DATASET EXTRACT

----------------

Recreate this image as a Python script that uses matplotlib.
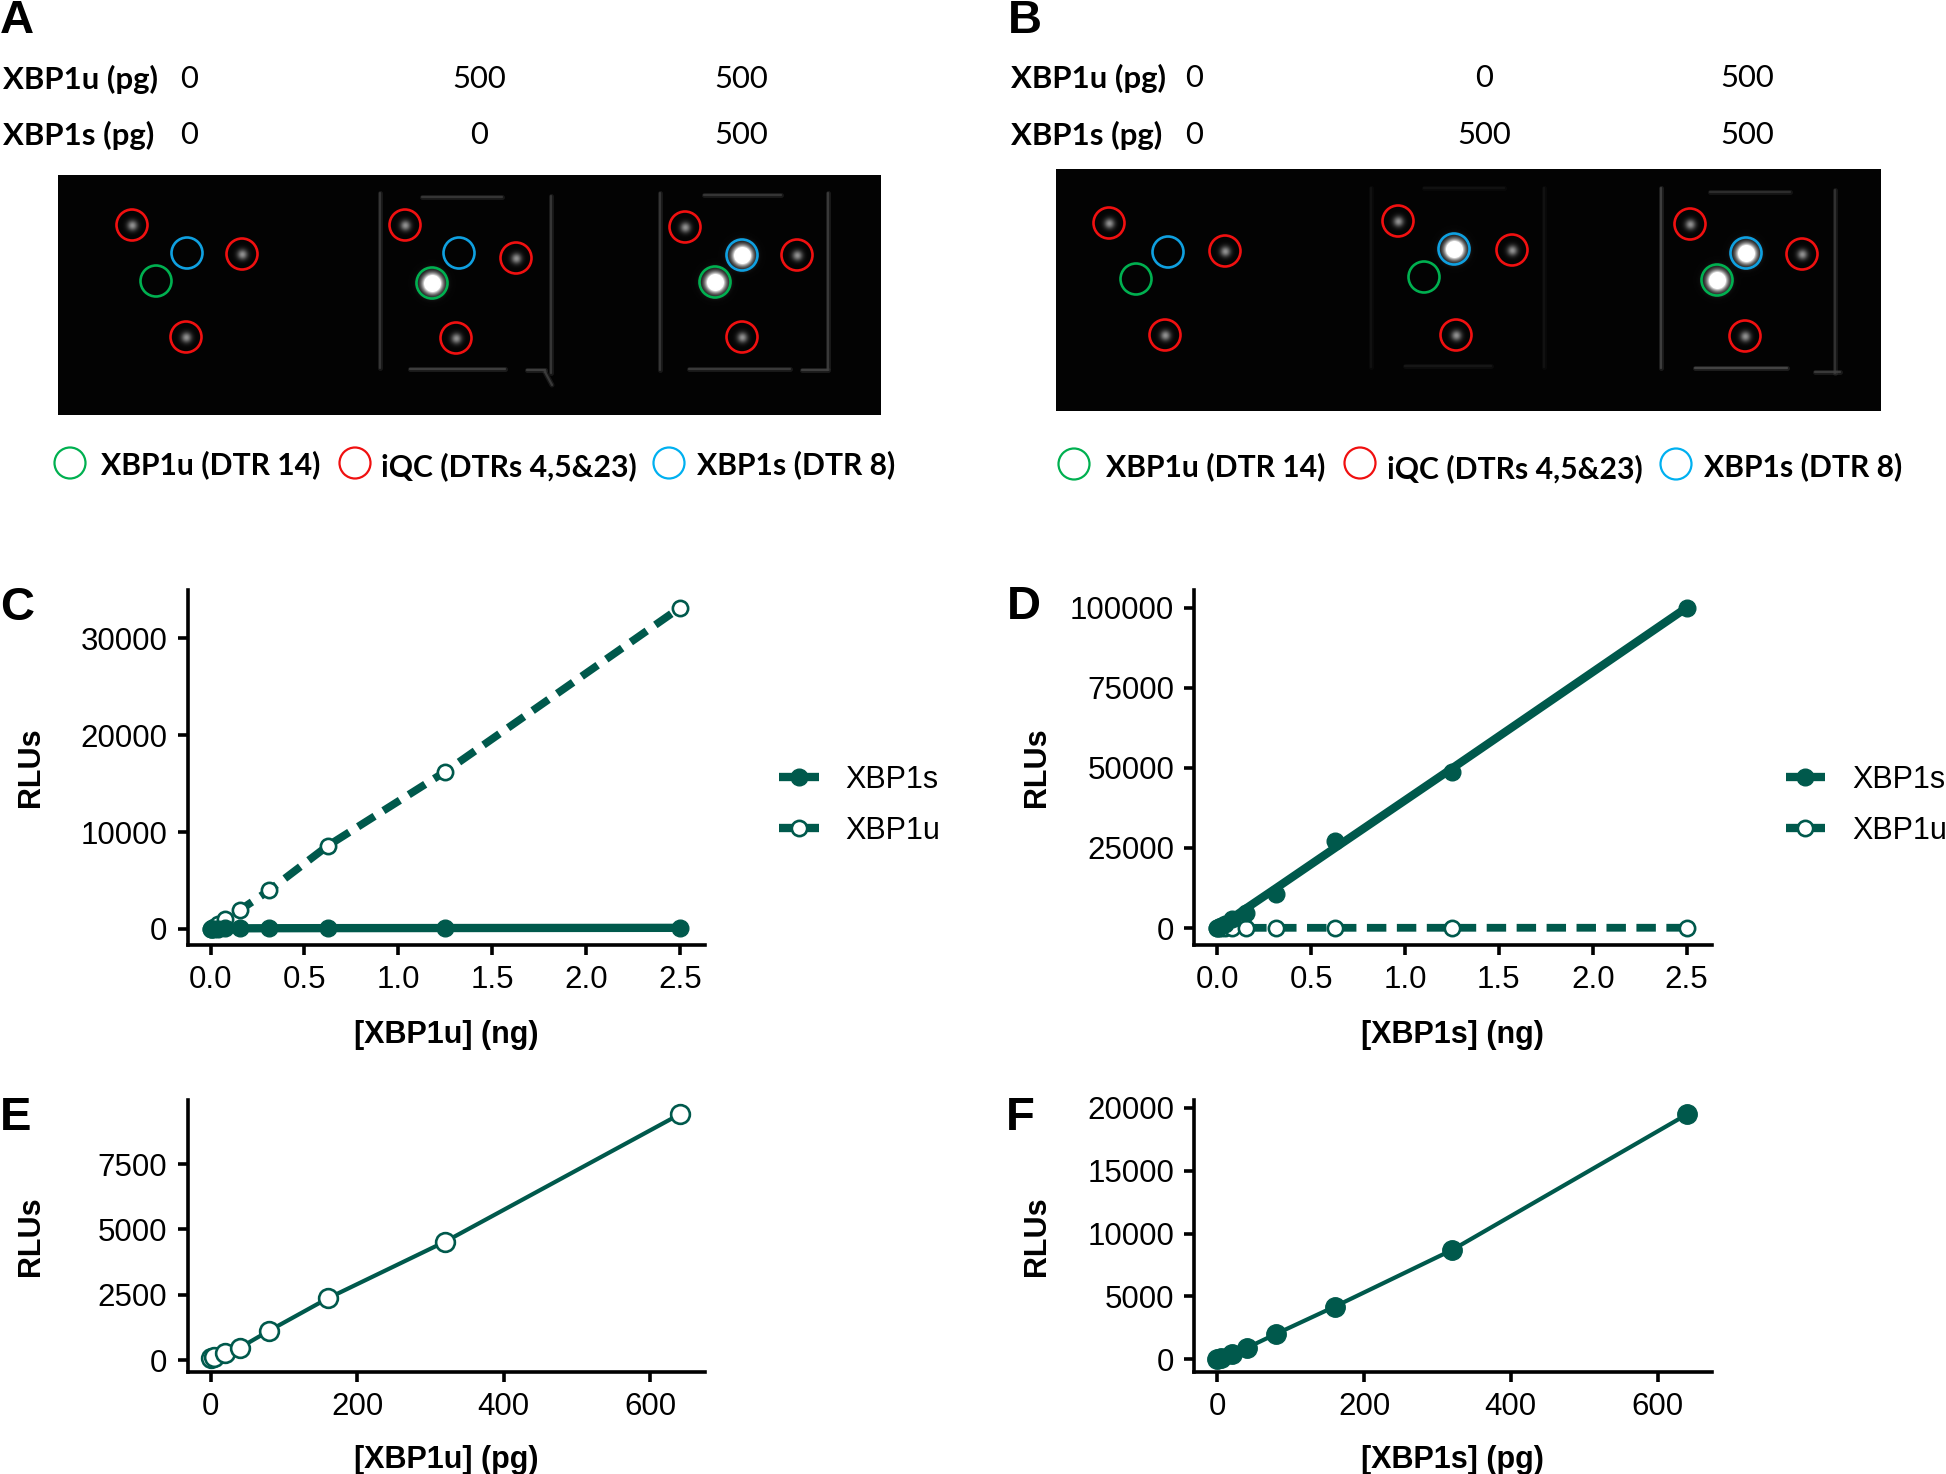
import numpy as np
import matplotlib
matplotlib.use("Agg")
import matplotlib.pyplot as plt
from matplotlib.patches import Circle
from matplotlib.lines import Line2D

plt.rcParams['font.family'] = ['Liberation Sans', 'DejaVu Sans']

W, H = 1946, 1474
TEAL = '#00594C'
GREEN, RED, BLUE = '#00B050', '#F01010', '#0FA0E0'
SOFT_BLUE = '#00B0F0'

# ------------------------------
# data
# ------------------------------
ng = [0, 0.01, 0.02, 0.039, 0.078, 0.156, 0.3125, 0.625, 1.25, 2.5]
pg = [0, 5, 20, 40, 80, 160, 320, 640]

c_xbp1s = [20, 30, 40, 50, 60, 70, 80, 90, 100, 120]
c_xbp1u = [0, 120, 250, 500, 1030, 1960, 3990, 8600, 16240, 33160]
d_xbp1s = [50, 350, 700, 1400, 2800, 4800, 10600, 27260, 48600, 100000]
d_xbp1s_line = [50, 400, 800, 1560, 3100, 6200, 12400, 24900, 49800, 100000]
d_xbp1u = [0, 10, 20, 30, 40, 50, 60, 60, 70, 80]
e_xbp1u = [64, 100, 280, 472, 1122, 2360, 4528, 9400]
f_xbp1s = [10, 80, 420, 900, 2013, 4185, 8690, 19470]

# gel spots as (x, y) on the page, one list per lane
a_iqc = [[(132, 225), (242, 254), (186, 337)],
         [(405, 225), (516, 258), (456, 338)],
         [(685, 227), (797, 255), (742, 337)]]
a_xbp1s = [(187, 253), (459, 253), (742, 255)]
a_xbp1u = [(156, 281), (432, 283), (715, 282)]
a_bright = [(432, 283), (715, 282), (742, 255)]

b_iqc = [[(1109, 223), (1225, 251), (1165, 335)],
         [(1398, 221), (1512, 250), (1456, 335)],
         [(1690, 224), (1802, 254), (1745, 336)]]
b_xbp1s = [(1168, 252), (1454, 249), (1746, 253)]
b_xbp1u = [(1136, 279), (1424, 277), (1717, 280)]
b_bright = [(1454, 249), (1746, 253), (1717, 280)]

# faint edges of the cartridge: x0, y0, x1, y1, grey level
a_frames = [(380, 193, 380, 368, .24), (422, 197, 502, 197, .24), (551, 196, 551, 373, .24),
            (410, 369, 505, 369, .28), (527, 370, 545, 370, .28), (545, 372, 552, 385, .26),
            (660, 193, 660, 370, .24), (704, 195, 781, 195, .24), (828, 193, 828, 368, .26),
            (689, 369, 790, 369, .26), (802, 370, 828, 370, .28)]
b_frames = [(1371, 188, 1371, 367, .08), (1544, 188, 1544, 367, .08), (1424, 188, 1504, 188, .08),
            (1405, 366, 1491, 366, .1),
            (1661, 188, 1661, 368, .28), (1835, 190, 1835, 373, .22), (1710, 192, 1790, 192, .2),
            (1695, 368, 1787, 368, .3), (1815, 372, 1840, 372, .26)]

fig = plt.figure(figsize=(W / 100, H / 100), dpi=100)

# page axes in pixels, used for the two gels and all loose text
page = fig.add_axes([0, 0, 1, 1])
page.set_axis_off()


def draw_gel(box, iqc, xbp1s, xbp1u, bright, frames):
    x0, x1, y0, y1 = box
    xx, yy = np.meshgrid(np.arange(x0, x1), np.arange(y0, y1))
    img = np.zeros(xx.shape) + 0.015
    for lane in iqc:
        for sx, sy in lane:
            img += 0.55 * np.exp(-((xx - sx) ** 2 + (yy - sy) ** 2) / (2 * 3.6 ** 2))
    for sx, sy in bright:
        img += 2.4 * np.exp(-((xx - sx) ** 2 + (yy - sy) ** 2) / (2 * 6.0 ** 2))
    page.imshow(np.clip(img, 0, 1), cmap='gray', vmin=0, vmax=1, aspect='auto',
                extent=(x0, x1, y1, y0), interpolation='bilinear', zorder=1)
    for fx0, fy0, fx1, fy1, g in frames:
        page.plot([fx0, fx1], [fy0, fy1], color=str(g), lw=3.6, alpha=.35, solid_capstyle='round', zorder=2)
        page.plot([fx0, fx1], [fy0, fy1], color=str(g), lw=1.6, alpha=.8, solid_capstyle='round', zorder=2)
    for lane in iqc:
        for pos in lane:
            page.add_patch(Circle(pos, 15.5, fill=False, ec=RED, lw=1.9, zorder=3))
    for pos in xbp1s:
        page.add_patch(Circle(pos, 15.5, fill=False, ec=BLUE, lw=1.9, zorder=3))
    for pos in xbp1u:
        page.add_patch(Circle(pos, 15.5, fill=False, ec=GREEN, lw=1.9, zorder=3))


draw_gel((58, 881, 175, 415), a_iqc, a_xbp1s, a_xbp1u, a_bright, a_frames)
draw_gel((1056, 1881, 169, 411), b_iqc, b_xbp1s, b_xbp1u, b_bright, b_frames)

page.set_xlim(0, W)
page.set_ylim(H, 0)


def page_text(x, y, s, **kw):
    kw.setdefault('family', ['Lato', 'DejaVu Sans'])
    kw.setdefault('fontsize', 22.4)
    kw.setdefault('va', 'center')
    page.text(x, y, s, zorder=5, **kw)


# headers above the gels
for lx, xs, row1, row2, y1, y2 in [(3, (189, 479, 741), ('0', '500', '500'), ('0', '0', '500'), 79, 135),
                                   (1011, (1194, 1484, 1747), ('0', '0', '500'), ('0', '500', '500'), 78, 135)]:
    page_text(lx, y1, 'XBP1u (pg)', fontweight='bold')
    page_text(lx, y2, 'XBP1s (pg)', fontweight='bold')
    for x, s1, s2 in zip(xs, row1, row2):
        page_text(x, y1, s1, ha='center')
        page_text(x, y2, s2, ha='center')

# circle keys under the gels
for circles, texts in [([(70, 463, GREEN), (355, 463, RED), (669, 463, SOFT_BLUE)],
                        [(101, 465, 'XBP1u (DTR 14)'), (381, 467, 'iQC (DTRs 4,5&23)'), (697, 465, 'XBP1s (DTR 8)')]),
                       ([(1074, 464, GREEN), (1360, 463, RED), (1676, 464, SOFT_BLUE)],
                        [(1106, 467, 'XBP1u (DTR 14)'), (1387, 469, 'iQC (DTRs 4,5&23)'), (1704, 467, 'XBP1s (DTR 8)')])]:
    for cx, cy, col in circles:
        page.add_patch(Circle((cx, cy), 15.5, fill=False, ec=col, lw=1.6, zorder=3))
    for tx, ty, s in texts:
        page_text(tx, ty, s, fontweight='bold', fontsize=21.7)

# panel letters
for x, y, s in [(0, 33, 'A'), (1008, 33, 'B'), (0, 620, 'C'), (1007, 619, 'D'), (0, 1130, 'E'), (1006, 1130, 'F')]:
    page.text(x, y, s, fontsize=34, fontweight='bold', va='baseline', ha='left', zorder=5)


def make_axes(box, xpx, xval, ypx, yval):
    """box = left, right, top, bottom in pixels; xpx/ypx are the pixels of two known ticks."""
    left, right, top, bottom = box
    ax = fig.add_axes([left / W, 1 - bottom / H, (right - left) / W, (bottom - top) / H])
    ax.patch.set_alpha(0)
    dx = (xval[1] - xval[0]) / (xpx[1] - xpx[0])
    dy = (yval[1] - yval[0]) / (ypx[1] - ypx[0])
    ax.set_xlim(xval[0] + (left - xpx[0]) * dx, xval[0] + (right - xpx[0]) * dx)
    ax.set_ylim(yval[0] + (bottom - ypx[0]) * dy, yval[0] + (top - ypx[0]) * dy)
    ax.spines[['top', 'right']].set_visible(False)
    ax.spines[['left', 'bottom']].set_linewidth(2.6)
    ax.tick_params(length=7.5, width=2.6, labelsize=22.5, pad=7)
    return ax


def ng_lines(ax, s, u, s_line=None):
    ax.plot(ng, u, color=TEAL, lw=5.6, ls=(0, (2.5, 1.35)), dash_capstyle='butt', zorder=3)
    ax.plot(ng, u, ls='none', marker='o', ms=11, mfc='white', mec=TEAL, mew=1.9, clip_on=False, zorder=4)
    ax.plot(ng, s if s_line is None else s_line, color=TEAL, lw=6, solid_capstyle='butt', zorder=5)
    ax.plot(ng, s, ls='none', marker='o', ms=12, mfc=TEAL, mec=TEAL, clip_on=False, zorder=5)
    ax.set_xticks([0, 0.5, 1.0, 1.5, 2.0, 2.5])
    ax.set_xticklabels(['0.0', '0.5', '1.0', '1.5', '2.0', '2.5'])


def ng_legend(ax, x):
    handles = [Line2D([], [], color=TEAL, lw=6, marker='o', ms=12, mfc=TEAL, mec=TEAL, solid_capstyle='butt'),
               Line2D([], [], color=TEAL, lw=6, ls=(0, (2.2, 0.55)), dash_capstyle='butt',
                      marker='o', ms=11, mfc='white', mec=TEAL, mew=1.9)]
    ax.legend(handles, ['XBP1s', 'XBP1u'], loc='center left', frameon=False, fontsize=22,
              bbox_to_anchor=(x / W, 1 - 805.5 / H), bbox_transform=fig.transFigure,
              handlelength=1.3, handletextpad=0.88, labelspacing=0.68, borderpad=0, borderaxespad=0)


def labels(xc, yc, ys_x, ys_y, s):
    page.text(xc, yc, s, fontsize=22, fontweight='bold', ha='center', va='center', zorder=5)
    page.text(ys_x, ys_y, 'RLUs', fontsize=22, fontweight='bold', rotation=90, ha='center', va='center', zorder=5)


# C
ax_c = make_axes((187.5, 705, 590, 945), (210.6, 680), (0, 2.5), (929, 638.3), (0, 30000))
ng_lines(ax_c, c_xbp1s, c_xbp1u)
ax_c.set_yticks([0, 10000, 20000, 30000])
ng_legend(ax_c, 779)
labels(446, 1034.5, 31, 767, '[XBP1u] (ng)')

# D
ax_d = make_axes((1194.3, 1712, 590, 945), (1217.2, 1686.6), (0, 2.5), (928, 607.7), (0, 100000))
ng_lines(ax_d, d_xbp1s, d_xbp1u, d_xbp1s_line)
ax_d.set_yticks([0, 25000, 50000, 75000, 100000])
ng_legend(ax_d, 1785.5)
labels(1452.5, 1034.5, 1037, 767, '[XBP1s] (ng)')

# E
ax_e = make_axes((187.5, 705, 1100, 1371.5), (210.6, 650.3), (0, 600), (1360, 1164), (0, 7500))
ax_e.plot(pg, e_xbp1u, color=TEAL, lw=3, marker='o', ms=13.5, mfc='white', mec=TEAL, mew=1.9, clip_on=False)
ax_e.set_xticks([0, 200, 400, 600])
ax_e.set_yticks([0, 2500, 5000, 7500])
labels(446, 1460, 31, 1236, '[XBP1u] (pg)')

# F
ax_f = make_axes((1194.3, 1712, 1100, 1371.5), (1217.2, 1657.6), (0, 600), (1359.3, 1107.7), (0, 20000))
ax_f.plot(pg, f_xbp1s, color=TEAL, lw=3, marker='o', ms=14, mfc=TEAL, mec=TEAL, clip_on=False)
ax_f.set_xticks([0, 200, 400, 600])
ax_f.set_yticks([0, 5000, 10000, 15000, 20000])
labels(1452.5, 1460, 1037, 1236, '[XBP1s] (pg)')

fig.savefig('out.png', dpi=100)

----------------

WRITTEN INSTRUCTION
Pictures stay out. Print the data exactly, from its first line through the line containing "a_bright = [(432, 283), (715, 282), (742, 255)]".

SOLUTION BELOW
Recreate this image as a Python script that uses matplotlib.
import numpy as np
import matplotlib
matplotlib.use("Agg")
import matplotlib.pyplot as plt
from matplotlib.patches import Circle
from matplotlib.lines import Line2D

plt.rcParams['font.family'] = ['Liberation Sans', 'DejaVu Sans']

W, H = 1946, 1474
TEAL = '#00594C'
GREEN, RED, BLUE = '#00B050', '#F01010', '#0FA0E0'
SOFT_BLUE = '#00B0F0'

# ------------------------------
# data
# ------------------------------
ng = [0, 0.01, 0.02, 0.039, 0.078, 0.156, 0.3125, 0.625, 1.25, 2.5]
pg = [0, 5, 20, 40, 80, 160, 320, 640]

c_xbp1s = [20, 30, 40, 50, 60, 70, 80, 90, 100, 120]
c_xbp1u = [0, 120, 250, 500, 1030, 1960, 3990, 8600, 16240, 33160]
d_xbp1s = [50, 350, 700, 1400, 2800, 4800, 10600, 27260, 48600, 100000]
d_xbp1s_line = [50, 400, 800, 1560, 3100, 6200, 12400, 24900, 49800, 100000]
d_xbp1u = [0, 10, 20, 30, 40, 50, 60, 60, 70, 80]
e_xbp1u = [64, 100, 280, 472, 1122, 2360, 4528, 9400]
f_xbp1s = [10, 80, 420, 900, 2013, 4185, 8690, 19470]

# gel spots as (x, y) on the page, one list per lane
a_iqc = [[(132, 225), (242, 254), (186, 337)],
         [(405, 225), (516, 258), (456, 338)],
         [(685, 227), (797, 255), (742, 337)]]
a_xbp1s = [(187, 253), (459, 253), (742, 255)]
a_xbp1u = [(156, 281), (432, 283), (715, 282)]
a_bright = [(432, 283), (715, 282), (742, 255)]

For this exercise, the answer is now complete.